Each signal is transformed into outreach tailored to the channel and the recipient. An email to a power user reads differently from cold outreach to a prospect, even when both reference the same feature. You set brand voice guidelines and approval rules once. nacre applies them to every piece it produces.
Content goes out through the channels you configure — email, social, direct outreach — with scheduling that respects cadence limits and timezone targeting. Approval gates let you review anything before it sends, or auto-approve categories you trust.
Every outbound message carries tracking that maps the full path: from the originating product signal, through the specific content variant, to the channel, the session, and the conversion event. The result is a clear picture of what drives revenue and what generates noise.
What this looks like in practice
Say you merge a pull request that adds a feature your users have been requesting.
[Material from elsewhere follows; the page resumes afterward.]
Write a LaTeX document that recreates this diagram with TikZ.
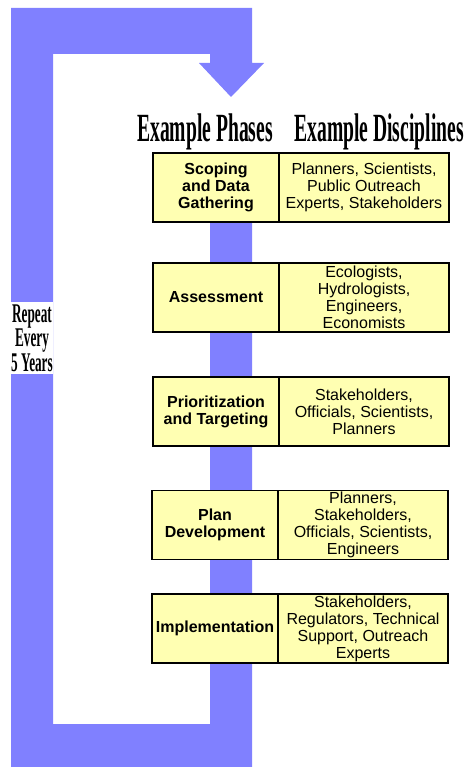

nacre detects the merge, reads the PR description and changelog entry, and identifies it as a distribution signal. It generates a set of outreach pieces: an email to users who requested the feature, a thread for X with a technical breakdown, a LinkedIn post with context on why you built it. Each piece is queued for your review. You approve them in batch — about two minutes of your time. nacre schedules and sends them across channels over the next several days.
Two weeks later, you can see exactly which pieces drove trials, which drove upgrades, and which generated zero response. That data informs the next cycle. The system gets better every time it runs.